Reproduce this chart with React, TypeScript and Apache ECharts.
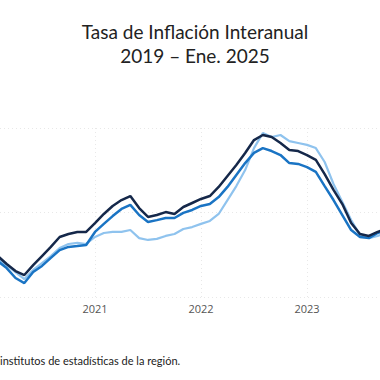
import React, { useEffect, useRef } from "react";
import * as echarts from "echarts";

const months: string[] = [
  "2020-02","2020-03","2020-04","2020-05","2020-06","2020-07","2020-08","2020-09","2020-10","2020-11","2020-12",
  "2021-01","2021-02","2021-03","2021-04","2021-05","2021-06","2021-07","2021-08","2021-09","2021-10","2021-11","2021-12",
  "2022-01","2022-02","2022-03","2022-04","2022-05","2022-06","2022-07","2022-08","2022-09","2022-10","2022-11","2022-12",
  "2023-01","2023-02","2023-03","2023-04","2023-05","2023-06","2023-07","2023-08","2023-09","2023-10",
];

const serieOscura: number[] = [
  1.94,1.56,1.23,1.04,1.51,1.94,2.37,2.84,2.98,3.08,3.08,
  3.50,3.93,4.31,4.59,4.78,4.21,3.79,3.88,4.02,3.93,4.26,4.45,
  4.64,4.78,5.21,5.73,6.25,6.82,7.43,7.67,7.57,7.29,6.96,6.91,
  6.72,6.49,5.82,5.07,4.40,3.50,2.98,2.89,3.08,3.22,
];

const serieMedia: number[] = [
  1.70,1.37,0.90,0.66,1.18,1.47,1.85,2.22,2.37,2.41,2.46,
  3.08,3.46,3.83,4.17,4.36,3.88,3.55,3.64,3.74,3.74,3.98,4.12,
  4.31,4.40,4.73,5.21,5.78,6.34,6.82,7.05,6.91,6.72,6.34,6.30,
  6.15,5.92,5.25,4.59,3.88,3.17,2.84,2.79,3.03,3.17,
];

const serieClara: number[] = [
  1.80,1.51,1.18,0.85,1.28,1.61,1.94,2.32,2.51,2.56,2.51,
  2.84,3.03,3.08,3.08,3.17,2.79,2.70,2.75,2.89,2.98,3.22,3.31,
  3.46,3.60,3.93,4.59,5.25,6.01,7.05,7.76,7.57,7.67,7.38,7.29,
  7.20,7.05,6.39,5.35,4.50,3.64,2.93,2.79,2.89,3.03,
];

const yearTicks: number[] = [2021, 2022, 2023];

const monthIndex = (s: string) => {
  const [y, m] = s.split("-").map(Number);
  return (y - 2021) * 12 + (m - 1);
};

const toPairs = (vals: number[]) => months.map((m, i) => [monthIndex(m), vals[i]]);

export default function App() {
  const ref = useRef<HTMLDivElement>(null);
  useEffect(() => {
    if (!ref.current) return;
    const chart = echarts.init(ref.current, null, { renderer: "svg" });
    const tickVals = yearTicks.map((y) => (y - 2021) * 12);
    chart.setOption({
      animation: false,
      backgroundColor: "#ffffff",
      title: {
        text: "Tasa de Inflación Interanual\n2019 – Ene. 2025",
        left: 190,
        top: 14,
        textAlign: "center",
        textStyle: {
          fontFamily: "Lato",
          fontWeight: "normal",
          fontSize: 19,
          lineHeight: 24,
          color: "#222222",
        },
      },
      graphic: [
        {
          type: "text",
          left: 0,
          top: 355,
          style: {
            text: "institutos de estadísticas de la región.",
            fontFamily: "Lato",
            fontSize: 11,
            fill: "#222222",
          },
        },
      ],
      grid: { left: 0, right: 0, top: 128, bottom: 83, containLabel: false },
      xAxis: {
        type: "value",
        min: -10.755,
        max: 32.265,
        axisLine: { show: false },
        axisTick: { show: false, customValues: tickVals },
        axisLabel: {
          customValues: tickVals,
          formatter: (v: number) => String(2021 + Math.round(v / 12)),
          fontFamily: "Open Sans",
          fontSize: 11,
          color: "#555555",
          margin: 6,
        },
        splitLine: {
          show: true,
          lineStyle: { type: [1, 3], color: "#e8e8e8", width: 1 },
        },
      },
      yAxis: {
        type: "value",
        min: 0,
        max: 8,
        interval: 4,
        axisLine: { show: false },
        axisTick: { show: false },
        axisLabel: { show: false },
        splitLine: {
          show: true,
          lineStyle: { type: [1, 3], color: "#e8e8e8", width: 1 },
        },
      },
      series: [
        {
          type: "line",
          data: toPairs(serieClara),
          showSymbol: false,
          lineStyle: { color: "#8fc3ee", width: 2.2 },
          itemStyle: { color: "#8fc3ee" },
        },
        {
          type: "line",
          data: toPairs(serieMedia),
          showSymbol: false,
          lineStyle: { color: "#1a74c4", width: 2.5 },
          itemStyle: { color: "#1a74c4" },
        },
        {
          type: "line",
          data: toPairs(serieOscura),
          showSymbol: false,
          lineStyle: { color: "#15284a", width: 2.5 },
          itemStyle: { color: "#15284a" },
        },
      ],
    });
    return () => chart.dispose();
  }, []);
  return (
    <div
      ref={ref}
      style={{ position: "fixed", left: 0, top: 0, width: 380, height: 380 }}
    />
  );
}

* The problem *
Write out the material above once more, exactly as it reads, with no pictures.

* Exercise output *
Reproduce this chart with React, TypeScript and Apache ECharts.
import React, { useEffect, useRef } from "react";
import * as echarts from "echarts";

const months: string[] = [
  "2020-02","2020-03","2020-04","2020-05","2020-06","2020-07","2020-08","2020-09","2020-10","2020-11","2020-12",
  "2021-01","2021-02","2021-03","2021-04","2021-05","2021-06","2021-07","2021-08","2021-09","2021-10","2021-11","2021-12",
  "2022-01","2022-02","2022-03","2022-04","2022-05","2022-06","2022-07","2022-08","2022-09","2022-10","2022-11","2022-12",
  "2023-01","2023-02","2023-03","2023-04","2023-05","2023-06","2023-07","2023-08","2023-09","2023-10",
];

const serieOscura: number[] = [
  1.94,1.56,1.23,1.04,1.51,1.94,2.37,2.84,2.98,3.08,3.08,
  3.50,3.93,4.31,4.59,4.78,4.21,3.79,3.88,4.02,3.93,4.26,4.45,
  4.64,4.78,5.21,5.73,6.25,6.82,7.43,7.67,7.57,7.29,6.96,6.91,
  6.72,6.49,5.82,5.07,4.40,3.50,2.98,2.89,3.08,3.22,
];

const serieMedia: number[] = [
  1.70,1.37,0.90,0.66,1.18,1.47,1.85,2.22,2.37,2.41,2.46,
  3.08,3.46,3.83,4.17,4.36,3.88,3.55,3.64,3.74,3.74,3.98,4.12,
  4.31,4.40,4.73,5.21,5.78,6.34,6.82,7.05,6.91,6.72,6.34,6.30,
  6.15,5.92,5.25,4.59,3.88,3.17,2.84,2.79,3.03,3.17,
];

const serieClara: number[] = [
  1.80,1.51,1.18,0.85,1.28,1.61,1.94,2.32,2.51,2.56,2.51,
  2.84,3.03,3.08,3.08,3.17,2.79,2.70,2.75,2.89,2.98,3.22,3.31,
  3.46,3.60,3.93,4.59,5.25,6.01,7.05,7.76,7.57,7.67,7.38,7.29,
  7.20,7.05,6.39,5.35,4.50,3.64,2.93,2.79,2.89,3.03,
];

const yearTicks: number[] = [2021, 2022, 2023];

const monthIndex = (s: string) => {
  const [y, m] = s.split("-").map(Number);
  return (y - 2021) * 12 + (m - 1);
};

const toPairs = (vals: number[]) => months.map((m, i) => [monthIndex(m), vals[i]]);

export default function App() {
  const ref = useRef<HTMLDivElement>(null);
  useEffect(() => {
    if (!ref.current) return;
    const chart = echarts.init(ref.current, null, { renderer: "svg" });
    const tickVals = yearTicks.map((y) => (y - 2021) * 12);
    chart.setOption({
      animation: false,
      backgroundColor: "#ffffff",
      title: {
        text: "Tasa de Inflación Interanual\n2019 – Ene. 2025",
        left: 190,
        top: 14,
        textAlign: "center",
        textStyle: {
          fontFamily: "Lato",
          fontWeight: "normal",
          fontSize: 19,
          lineHeight: 24,
          color: "#222222",
        },
      },
      graphic: [
        {
          type: "text",
          left: 0,
          top: 355,
          style: {
            text: "institutos de estadísticas de la región.",
            fontFamily: "Lato",
            fontSize: 11,
            fill: "#222222",
          },
        },
      ],
      grid: { left: 0, right: 0, top: 128, bottom: 83, containLabel: false },
      xAxis: {
        type: "value",
        min: -10.755,
        max: 32.265,
        axisLine: { show: false },
        axisTick: { show: false, customValues: tickVals },
        axisLabel: {
          customValues: tickVals,
          formatter: (v: number) => String(2021 + Math.round(v / 12)),
          fontFamily: "Open Sans",
          fontSize: 11,
          color: "#555555",
          margin: 6,
        },
        splitLine: {
          show: true,
          lineStyle: { type: [1, 3], color: "#e8e8e8", width: 1 },
        },
      },
      yAxis: {
        type: "value",
        min: 0,
        max: 8,
        interval: 4,
        axisLine: { show: false },
        axisTick: { show: false },
        axisLabel: { show: false },
        splitLine: {
          show: true,
          lineStyle: { type: [1, 3], color: "#e8e8e8", width: 1 },
        },
      },
      series: [
        {
          type: "line",
          data: toPairs(serieClara),
          showSymbol: false,
          lineStyle: { color: "#8fc3ee", width: 2.2 },
          itemStyle: { color: "#8fc3ee" },
        },
        {
          type: "line",
          data: toPairs(serieMedia),
          showSymbol: false,
          lineStyle: { color: "#1a74c4", width: 2.5 },
          itemStyle: { color: "#1a74c4" },
        },
        {
          type: "line",
          data: toPairs(serieOscura),
          showSymbol: false,
          lineStyle: { color: "#15284a", width: 2.5 },
          itemStyle: { color: "#15284a" },
        },
      ],
    });
    return () => chart.dispose();
  }, []);
  return (
    <div
      ref={ref}
      style={{ position: "fixed", left: 0, top: 0, width: 380, height: 380 }}
    />
  );
}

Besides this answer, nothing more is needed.